Understanding the Pipeline Run Details
Clicking a pipeline name in the pipeline list directs you to the pipeline run details page.
This page provides you:
- in-depth view of historical run.
- inspect the pipeline structure.
- review associated events and automations.
The page is composed of three main areas
- Header: An at-a-glance summary of the pipeline run
- Lineage Graph: A visual presentation of the pipeline’s structure and data flow
- Details Panel (Timeline and Automations): A tabbed section with detailed timelines(span) and automations
Header
The header at the top of the page provides the most critical information about this specific run:
Pipeline Name:
The name of the pipeline being viewed.
Run Timestamp:
Displays the date and time the last run was executed. Click the timestamp. It opens the Pipeline Run History dropdown. It enables selection and comparison of two runs.
Execution Time:
The total duration of the run, along with a comparison to its historical baseline
Data Reliability Policies:
Ratio of passed to total data reliability checks during run.
Lineage Graph
The central part of the page is the interactive lineage graph. It visually maps out the jobs and data assets involved in the pipeline run.
Nodes:
The graph consists of nodes representing Jobs (white icons) and Data Assets (blue icons).
Interaction:
You can click, pan, and zoom to explore the graph. Clicking on a specific node often highlights it and reveals more information in the side panels.
Controls:
On the top right, you have controls to zoom in/out, reset the view. Toggle for Show only job nodes to simplify the graph by hiding data assets.
Side panels:
On the left side of the lineage graph, you will find icons to open different informational panels. It includes, Job nodes, Asset nodes, and Alerts
Job Nodes:
These represent the primary processing steps or tasks in your pipeline. It lists all the individual jobs that are part of the pipeline, along with their status and execution time. Click on the Job node to see the details in the details panel.
Asset Nodes:
Lists all the data assets that were read from or written to during the pipeline run. It provides a quick overview of quality, drift, record, and schema metrics for each asset. Click on the Asset node to see the details in the details panel.
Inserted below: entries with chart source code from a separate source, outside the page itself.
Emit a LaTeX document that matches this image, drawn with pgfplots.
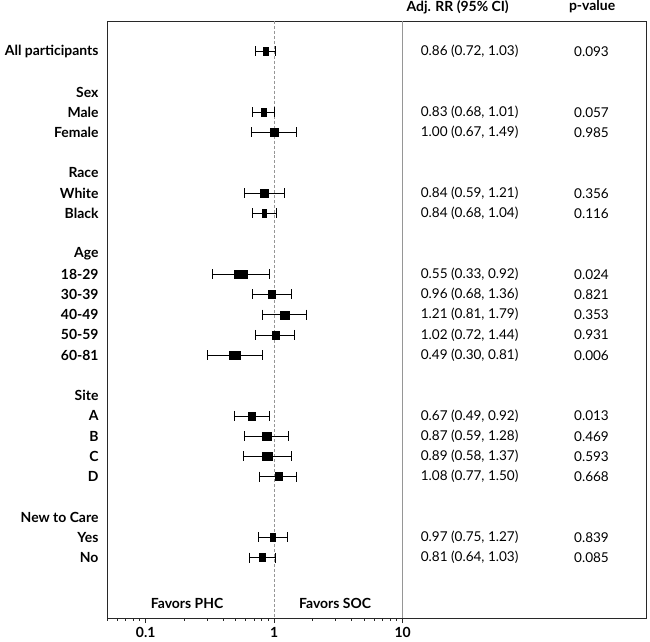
\documentclass[border=0pt]{standalone}
\usepackage{fontspec}
\setmainfont{Lato}
\usepackage{pgfplots}
\pgfplotsset{compat=1.18}
\usepackage{pgfplotstable}

\pgfplotstableread{
k est lo hi w
0 0.86 0.72 1.03 4.3
3 0.83 0.68 1.01 4.3
4 1.00 0.67 1.49 7.3
7 0.84 0.59 1.21 8.3
8 0.84 0.68 1.04 4.3
11 0.55 0.33 0.92 12.3
12 0.96 0.68 1.36 7.3
13 1.21 0.81 1.79 9.0
14 1.02 0.72 1.44 7.0
15 0.49 0.30 0.81 11.3
18 0.67 0.49 0.92 7.0
19 0.87 0.59 1.28 8.7
20 0.89 0.58 1.37 10.0
21 1.08 0.77 1.50 7.3
24 0.97 0.75 1.27 5.3
25 0.81 0.64 1.03 6.0
}\forestdata

\definecolor{refgray}{RGB}{150,150,150}
\definecolor{framecol}{RGB}{40,40,40}

\newcommand{\rg}{\fontsize{13.6}{16}\selectfont}
\newcommand{\bd}{\fontsize{14}{16}\selectfont\bfseries}
\newcommand{\row}[3]{%
  \node[anchor=west, inner sep=0pt, font=\rg] at (axis cs:13.8,#1) {#2};
  \node[inner sep=0pt, font=\rg] at (axis cs:295,#1) {#3};}

\begin{document}
\begin{tikzpicture}[font=\rg]
\useasboundingbox (-107bp,-24bp) rectangle (543bp,618bp);
\begin{axis}[
  scale only axis, width=539bp, height=597bp,
  at={(0,0)}, anchor=south west,
  xmode=log, xmin=0.05, xmax=783,
  ymin=-1.506, ymax=27.98, y dir=reverse,
  clip=false,
  unbounded coords=jump,
  axis line style={framecol, line width=0.8pt},
  xtick={0.1,1,10}, xticklabels={0.1,1,10},
  minor xtick={0.05,0.06,0.07,0.08,0.09,0.2,0.3,0.4,0.5,0.6,0.7,0.8,0.9,2,3,4,5,6,7,8,9},
  tick align=outside, xtick pos=bottom,
  major tick length=5bp, minor tick length=2.5bp,
  tick style={framecol, line width=0.7pt},
  xticklabel style={font=\bd, inner sep=1bp, anchor=north, yshift=-3bp},
  ytick={0,2,3,4,6,7,8,10,11,12,13,14,15,17,18,19,20,21,23,24,25},
  yticklabels={All participants,Sex,Male,Female,Race,White,Black,Age,18-29,30-39,40-49,50-59,60-81,Site,A,B,C,D,New to Care,Yes,No},
  ytick style={draw=none},
  yticklabel style={font=\bd},
  /pgf/number format/assume math mode=true,
]
\addplot[refgray, densely dashed, line width=0.8pt, forget plot] coordinates {(1,-1.506) (1,27.98)};
\addplot[refgray, line width=0.8pt, forget plot] coordinates {(10,-1.506) (10,27.98)};

% confidence intervals (lower, upper) with end caps
\addplot[black, line width=0.7pt, mark=|, mark size=5bp, mark options={solid, line width=0.7pt}] coordinates {
(0.72,0) (1.03,0) (nan,nan)
(0.68,3) (1.01,3) (nan,nan)
(0.67,4) (1.49,4) (nan,nan)
(0.59,7) (1.21,7) (nan,nan)
(0.68,8) (1.04,8) (nan,nan)
(0.33,11) (0.92,11) (nan,nan)
(0.68,12) (1.36,12) (nan,nan)
(0.81,13) (1.79,13) (nan,nan)
(0.72,14) (1.44,14) (nan,nan)
(0.30,15) (0.81,15) (nan,nan)
(0.49,18) (0.92,18) (nan,nan)
(0.59,19) (1.28,19) (nan,nan)
(0.58,20) (1.37,20) (nan,nan)
(0.77,21) (1.50,21) (nan,nan)
(0.75,24) (1.27,24) (nan,nan)
(0.64,25) (1.03,25)
};

\addplot[scatter, only marks, mark=square*, mark size=4bp,
  mark options={fill=black, draw=none},
  visualization depends on={\thisrow{w}/8 \as \wid},
  scatter/@pre marker code/.code={\pgfscope\pgftransformxscale{\wid}},
  scatter/@post marker code/.code={\endpgfscope}]
  table[x=est, y=k] {\forestdata};

% header
\node[font=\bd] at (axis cs:26.8,-2.2) {Adj. RR (95\% CI)};
\node[font=\bd] at (axis cs:298,-2.2) {p-value};
% favors
\node[font=\bd] at (axis cs:0.21,27.28) {Favors PHC};
\node[font=\bd] at (axis cs:2.98,27.28) {Favors SOC};
% values
\row{0}{0.86 (0.72, 1.03)}{0.093}
\row{3}{0.83 (0.68, 1.01)}{0.057}
\row{4}{1.00 (0.67, 1.49)}{0.985}
\row{7}{0.84 (0.59, 1.21)}{0.356}
\row{8}{0.84 (0.68, 1.04)}{0.116}
\row{11}{0.55 (0.33, 0.92)}{0.024}
\row{12}{0.96 (0.68, 1.36)}{0.821}
\row{13}{1.21 (0.81, 1.79)}{0.353}
\row{14}{1.02 (0.72, 1.44)}{0.931}
\row{15}{0.49 (0.30, 0.81)}{0.006}
\row{18}{0.67 (0.49, 0.92)}{0.013}
\row{19}{0.87 (0.59, 1.28)}{0.469}
\row{20}{0.89 (0.58, 1.37)}{0.593}
\row{21}{1.08 (0.77, 1.50)}{0.668}
\row{24}{0.97 (0.75, 1.27)}{0.839}
\row{25}{0.81 (0.64, 1.03)}{0.085}
\end{axis}
\end{tikzpicture}
\end{document}
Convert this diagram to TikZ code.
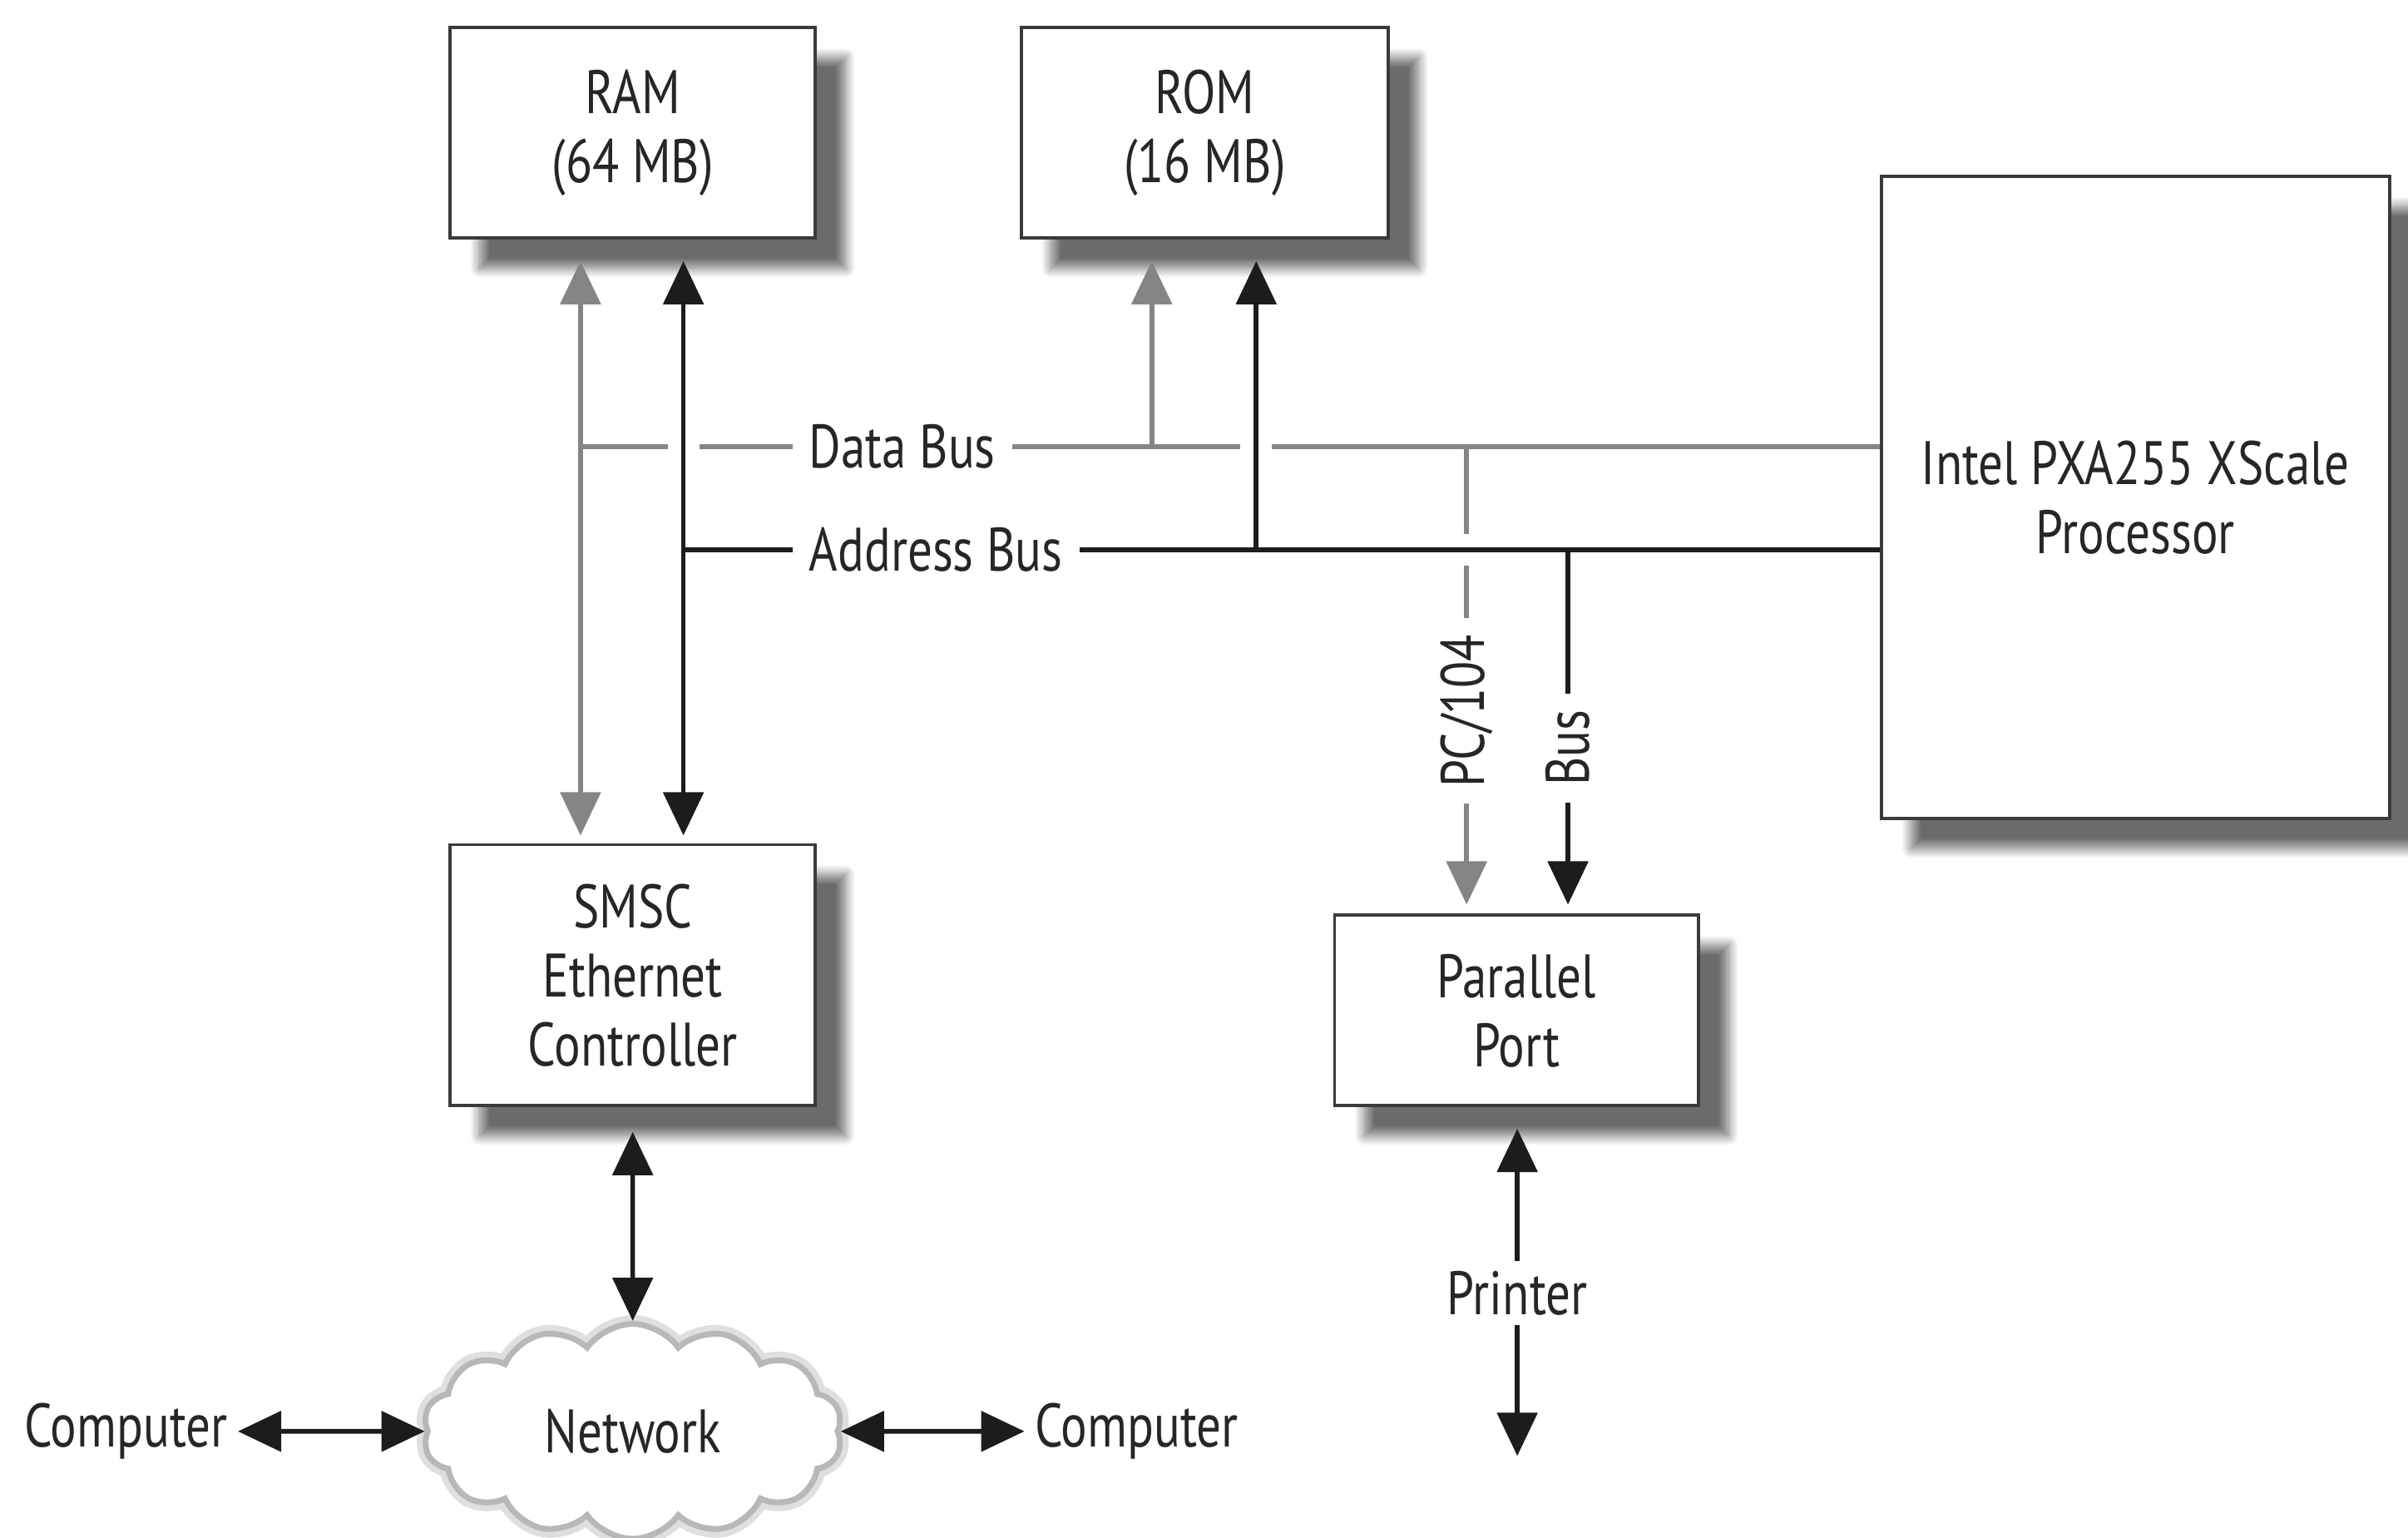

Details Panel (Timeline and Automations)
Below the lineage graph is a powerful panel with multiple tabs that provide detailed, time-series information and logs.
Timeline:
'The span timeline chart visualizes the duration and sequence of each job or span within the pipeline, making it easy to spot bottlenecks or long-running processes.
Event List:
Click on View all events, in the timeline tab. You will see a detailed, time-stamped list of all events that occurred during the run.
Automation Tab:
This tab lists all the data reliability automations that were executed during the specific automation runs.
Executed Policies:
A list of the specific data quality policies that were triggered, showing the policy name, trigger condition, status (e.g., Warning), thresholds, and final score.
Executed Profiles:
Shows any data profiling automations that were run.